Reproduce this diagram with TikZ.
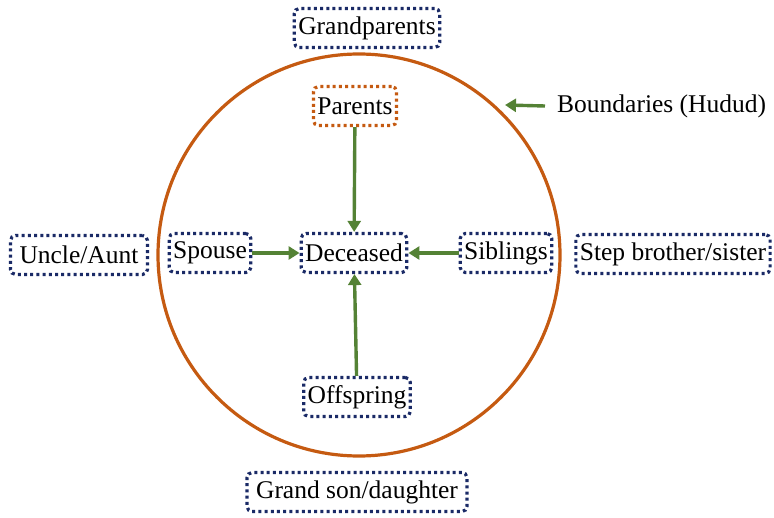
\documentclass[tikz,border=0pt]{standalone}
\usepackage{fontspec}
\setmainfont{Liberation Serif}
\usepackage{xcolor}
\usetikzlibrary{arrows.meta}

\definecolor{hududorange}{HTML}{C55A11}
\definecolor{boxblue}{HTML}{1A2A66}
\definecolor{linkgreen}{HTML}{548235}

\begin{document}
\begin{tikzpicture}[x=1pt, y=-1pt,
  every node/.style={font=\fontsize{25.5}{30}\selectfont, inner xsep=4pt, inner ysep=0pt, minimum height=39pt},
  kin/.style={draw=boxblue, line width=3.2pt, dash pattern=on 3pt off 3.2pt, rounded corners=5pt},
  link/.style={draw=linkgreen, line width=3.4pt, -{Triangle[length=11pt,width=13pt]}}]
\useasboundingbox (0,0) rectangle (774,518);

\draw[color=hududorange, line width=3.2pt] (359,255) circle (201);

\node(gp)[kin] at (367,28) {Grandparents};
\node(par)[kin, draw=hududorange] at (355,106) {Parents};
\node(dec)[kin] at (354,253) {Deceased};
\node(sp)[kin] at (210,253) {Spouse};
\node(ua)[kin, inner xsep=9pt] at (79,255) {Uncle/Aunt};
\node(sib)[kin] at (506,253) {Siblings};
\node(step)[kin] at (673,254) {Step brother/sister};
\node(off)[kin] at (357,397) {Offspring};
\node(gsd)[kin, inner xsep=9pt] at (357,492) {Grand son/daughter};

\node(hud)[anchor=west, inner xsep=0pt] at (557,106) {Boundaries (Hudud)};
\coordinate (rim) at (505,105);

\draw[link] (par) -- (dec);
\draw[link] (sp) -- (dec);
\draw[link] (sib) -- (dec);
\draw[link] (off) -- (dec);
\draw[link] ([xshift=-12pt]hud.west) -- (rim);
\end{tikzpicture}
\end{document}
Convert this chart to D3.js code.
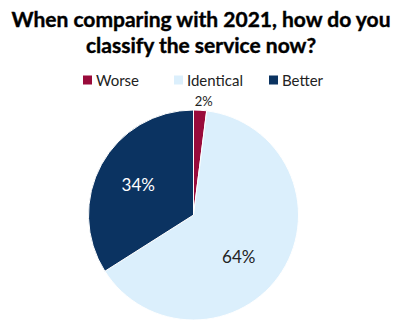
<!DOCTYPE html>
<html>
<head>
<meta charset="utf-8">
<script src="https://cdn.jsdelivr.net/npm/d3@7"></script>
<style>
  body { margin: 0; background: #fff; }
  text { font-family: Lato, "Open Sans", sans-serif; }
</style>
</head>
<body>
<div id="chart"></div>
<script>
var categories = ["Worse", "Identical", "Better"];
var values = [2, 64, 34];
var labels = ["2%", "64%", "34%"];
var colors = ["#990b3b", "#dbeffc", "#0b3361"];
var titleLines = ["When comparing with 2021, how do you", "classify the service now?"];

var width = 400, height = 330;
var cx = 193.5, cy = 215, r = 105;

var svg = d3.select("#chart").append("svg")
    .attr("width", width).attr("height", height);

// title
svg.selectAll("text.title").data(titleLines).enter().append("text")
    .attr("class", "title")
    .attr("x", 201).attr("y", function(d, i){ return 27 + i * 26; })
    .attr("text-anchor", "middle")
    .attr("font-size", 21).attr("font-weight", "bold").attr("fill", "#000")
    .attr("stroke", "#000").attr("stroke-width", 0.4)
    .text(function(d){ return d; });

// legend
var legendX = [83, 174, 269];
var leg = svg.selectAll("g.leg").data(categories).enter().append("g")
    .attr("class", "leg")
    .attr("transform", function(d, i){ return "translate(" + legendX[i] + ",80)"; });
leg.append("rect").attr("x", 0).attr("y", -4.5).attr("width", 9).attr("height", 9)
    .attr("fill", function(d, i){ return colors[i]; });
leg.append("text").attr("x", 13).attr("y", 5.5)
    .attr("font-size", 15).attr("fill", "#222")
    .text(function(d){ return d; });

// pie
var pie = d3.pie().sort(null).value(function(d){ return d; });
var arcs = pie(values);
var arc = d3.arc().innerRadius(0).outerRadius(r);
var labelArc = d3.arc().innerRadius(r * 0.6).outerRadius(r * 0.6);

var g = svg.append("g").attr("transform", "translate(" + cx + "," + cy + ")");
g.selectAll("path").data(arcs).enter().append("path")
    .attr("d", arc)
    .attr("fill", function(d, i){ return colors[i]; })
    .attr("stroke", "#fff").attr("stroke-width", 1);

g.selectAll("text.lbl").data(arcs).enter().append("text")
    .attr("class", "lbl")
    .attr("transform", function(d, i){
        if (i === 0) {
            var a = (d.startAngle + d.endAngle) / 2;
            return "translate(" + (Math.sin(a) * r * 1.08 + 3) + "," + (-Math.cos(a) * r * 1.08) + ")";
        }
        var c = labelArc.centroid(d);
        if (i === 1) { c = [c[0] - 8, c[1] + 8]; }
        return "translate(" + c + ")";
    })
    .attr("text-anchor", "middle").attr("dy", "0.35em")
    .attr("font-size", function(d, i){ return i === 0 ? 13 : 17; })
    .attr("fill", function(d, i){ return i === 2 ? "#fff" : "#222"; })
    .text(function(d, i){ return labels[i]; });
</script>
</body>
</html>
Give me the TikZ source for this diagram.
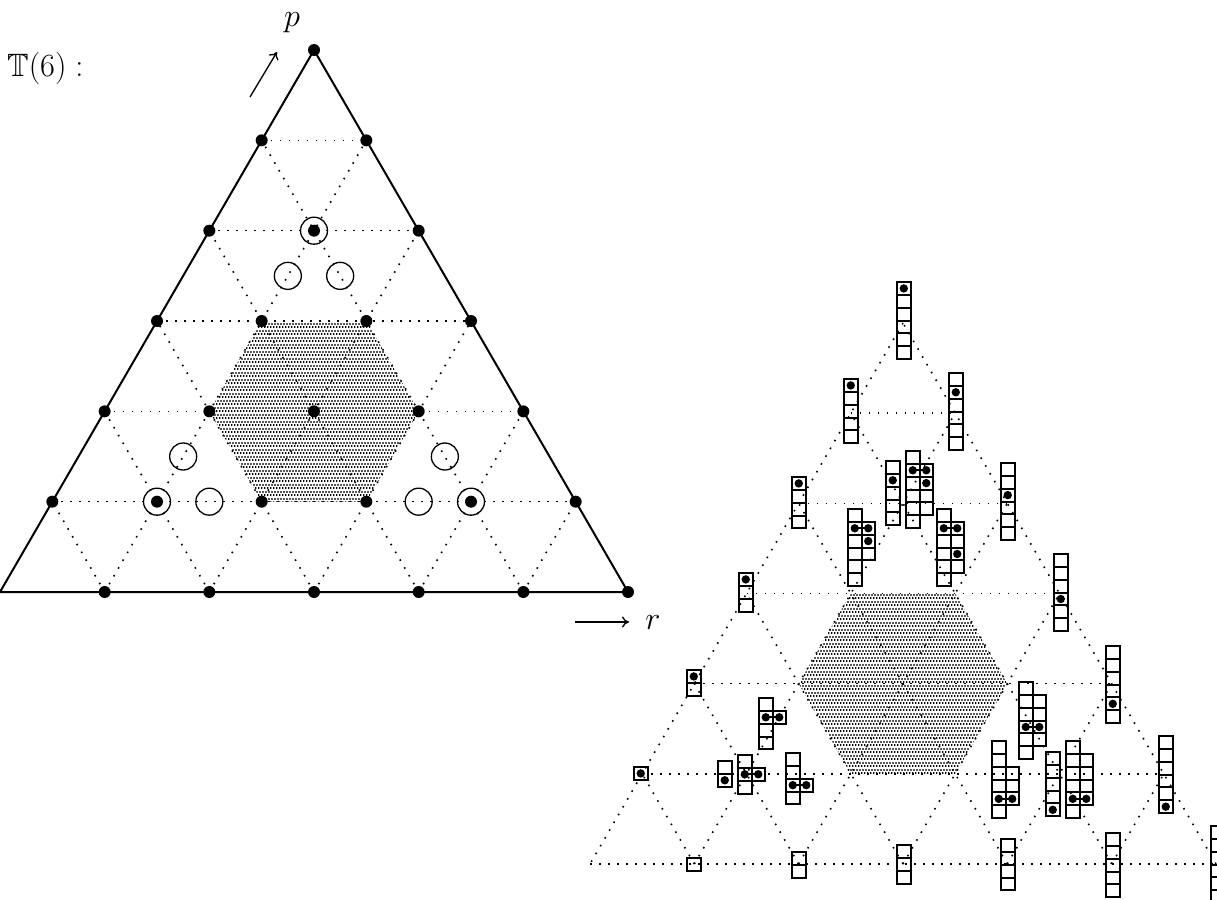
\documentclass[tikz,border=0pt]{standalone}
\usepackage{amssymb}
\usepackage{graphicx}
\usetikzlibrary{patterns,calc,arrows.meta}
\pgfdeclarepatternformonly{hexdots}{\pgfqpoint{0pt}{0pt}}{\pgfqpoint{3.3pt}{6.6pt}}{\pgfqpoint{3.3pt}{6.6pt}}{%
  \pgfpathrectangle{\pgfqpoint{0pt}{0pt}}{\pgfqpoint{1.6pt}{1.9pt}}%
  \pgfpathrectangle{\pgfqpoint{1.65pt}{3.3pt}}{\pgfqpoint{1.6pt}{1.9pt}}%
  \pgfusepath{fill}}
\def\bw{13.5}
\def\bh{12.85}
\newcommand{\ycol}[4]{\foreach \k in {#3,...,#4}{\draw[boxline] ({#1},{#2+(\k-1)*\bh}) rectangle ++(\bw,\bh);}}
\newcommand{\ydot}[3]{\fill ({#1+\bw/2},{#2+(#3-0.5)*\bh}) circle[radius=4.2pt];}
\newcommand{\ypair}[3]{\draw[line width=1.8pt] ({#1+\bw/2},{#2+(#3-0.5)*\bh}) -- ({#1+1.5*\bw},{#2+(#3-0.5)*\bh});\ydot{#1}{#2}{#3}\ydot{#1+\bw}{#2}{#3}}
\newcommand{\biglbl}[1]{\scalebox{1.3}{\Huge #1}}
\begin{document}
\begin{tikzpicture}[x=1pt,y=-1pt,
  edge/.style={line width=2pt},
  gridline/.style={line width=1.6pt,dash pattern=on 1.6pt off 7.4pt},
  boxline/.style={line width=2pt},
  circ/.style={line width=1.3pt},
  lbl/.style={inner sep=0pt},
  axarrow/.style={line width=1.3pt,-{To[length=7pt,width=11pt]}}]
\useasboundingbox (0,0) rectangle (1217,899);
% grid coordinates
\foreach \j in {0,...,6}{\pgfmathtruncatemacro\m{6-\j}
  \foreach \i in {0,...,\m}{
    \coordinate (L\i-\j) at ({104.67*(\i+\j/2)},{592-90.33*\j});
    \coordinate (R\i-\j) at ({590+104.33*(\i+\j/2)},{864-90.17*\j});
  }}
% shaded hexagons
\fill[pattern=hexdots] (L1-3)--(L2-3)--(L3-2)--(L3-1)--(L2-1)--(L1-2)--cycle;
\fill[pattern=hexdots] (R1-3)--(R2-3)--(R3-2)--(R3-1)--(R2-1)--(R1-2)--cycle;
% dotted grid lines
\foreach \k in {1,...,5}{\pgfmathtruncatemacro\m{6-\k}
  \draw[gridline] (L0-\k) -- (L\m-\k);
  \draw[gridline] (L\k-0) -- (L\k-\m);
  \draw[gridline] (L\k-0) -- (L0-\k);
  \draw[gridline] (R0-\k) -- (R\m-\k);
  \draw[gridline] (R\k-0) -- (R\k-\m);
  \draw[gridline] (R\k-0) -- (R0-\k);
}
% outer edges
\draw[edge] (L0-0) -- (L6-0) -- (L0-6) -- cycle;
\draw[gridline] (R0-0) -- (R6-0);
\draw[gridline] (R6-0) -- (R0-6);
\draw[gridline] (R0-6) -- (R0-0);
% dots of the left triangle
\foreach \j in {0,...,6}{\pgfmathtruncatemacro\m{6-\j}
  \foreach \i in {0,...,\m}{
    \ifnum\i\j=00\else\fill (L\i-\j) circle[radius=6pt];\fi
  }}
% circled points
\foreach \p in {L1-4,L1-1,L4-1}{\draw[circ] (\p) circle[radius=13.5pt];}
% open circles
\draw[circ] ($(L1-3)!0.5!(L1-4)$) circle[radius=13.5pt];
\draw[circ] ($(L2-3)!0.5!(L1-4)$) circle[radius=13.5pt];
\draw[circ] ($(L1-1)!0.5!(L1-2)$) circle[radius=13.5pt];
\draw[circ] ($(L1-1)!0.5!(L2-1)$) circle[radius=13.5pt];
\draw[circ] ($(L3-1)!0.5!(L4-1)$) circle[radius=13.5pt];
\draw[circ] ($(L4-1)!0.5!(L3-2)$) circle[radius=13.5pt];
% labels and axis arrows
\node[lbl,anchor=base west] (title) at (7,76) {\biglbl{$\mathbb{T}(6):$}};
\node[lbl,anchor=base] (plabel) at (292,27) {\biglbl{$p$}};
\coordinate (pa) at (250,97);
\coordinate (pb) at (277,52);
\draw[axarrow] (pa) -- (pb);
\node[lbl,anchor=base] (rlabel) at (653,629) {\biglbl{$r$}};
\coordinate (ra) at (575,622);
\coordinate (rb) at (629,622);
\draw[axarrow] (ra) -- (rb);
% diagrams of the right triangle
\ycol{897}{282}{1}{6}\ydot{897}{282}{1}
\ycol{844}{379}{1}{5}\ydot{844}{379}{1}
\ycol{949}{373}{1}{6}\ydot{949}{373}{2}
\ycol{792}{477}{1}{4}\ydot{792}{477}{1}
\ycol{886}{461}{1}{5}\ydot{886}{461}{2}
\ycol{906}{451}{1}{6}\ycol{906+\bw}{451}{2}{5}\ypair{906}{451}{2}\ydot{906+\bw}{451}{3}
\ycol{1001}{463}{1}{6}\ydot{1001}{463}{3}
\ycol{739}{573}{1}{3}\ydot{739}{573}{1}
\ycol{848}{509}{1}{6}\ycol{848+\bw}{509}{2}{4}\ypair{848}{509}{2}\ydot{848+\bw}{509}{3}
\ycol{937}{509}{1}{6}\ycol{937+\bw}{509}{2}{5}\ypair{937}{509}{2}\ydot{937+\bw}{509}{4}
\ycol{1054}{554}{1}{6}\ydot{1054}{554}{4}
\ycol{687}{670}{1}{2}\ydot{687}{670}{1}
\ycol{759}{698}{1}{4}\ycol{759+\bw}{698}{2}{2}\ypair{759}{698}{2}
\ycol{1019}{682}{1}{6}\ycol{1019+\bw}{682}{2}{5}\ypair{1019}{682}{4}
\ycol{1106}{646}{1}{6}\ydot{1106}{646}{5}
\ycol{634}{767}{1}{1}\ydot{634}{767}{1}
\ycol{718}{761}{1}{2}\ydot{718}{761}{2}
\ycol{738}{755}{1}{3}\ycol{738+\bw}{755}{2}{2}\ypair{738}{755}{2}
\ycol{786}{753}{1}{4}\ycol{786+\bw}{753}{3}{3}\ypair{786}{753}{3}
\ycol{992}{741}{1}{6}\ycol{992+\bw}{741}{3}{5}\ypair{992}{741}{5}
\ycol{1046}{752}{1}{5}\ydot{1046}{752}{5}
\ycol{1066}{741}{1}{6}\ycol{1066+\bw}{741}{2}{5}\ypair{1066}{741}{5}
\ycol{1159}{736}{1}{6}\ydot{1159}{736}{6}
\ycol{687}{858}{1}{1}
\ycol{792}{852}{1}{2}
\ycol{897}{845}{1}{3}
\ycol{1001}{839}{1}{4}
\ycol{1106}{833}{1}{5}
\ycol{1211}{826}{1}{6}
\end{tikzpicture}
\end{document}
========================================================================
Look through the material and say how many lines hold "this". Give the number only.

### Solved exercise
3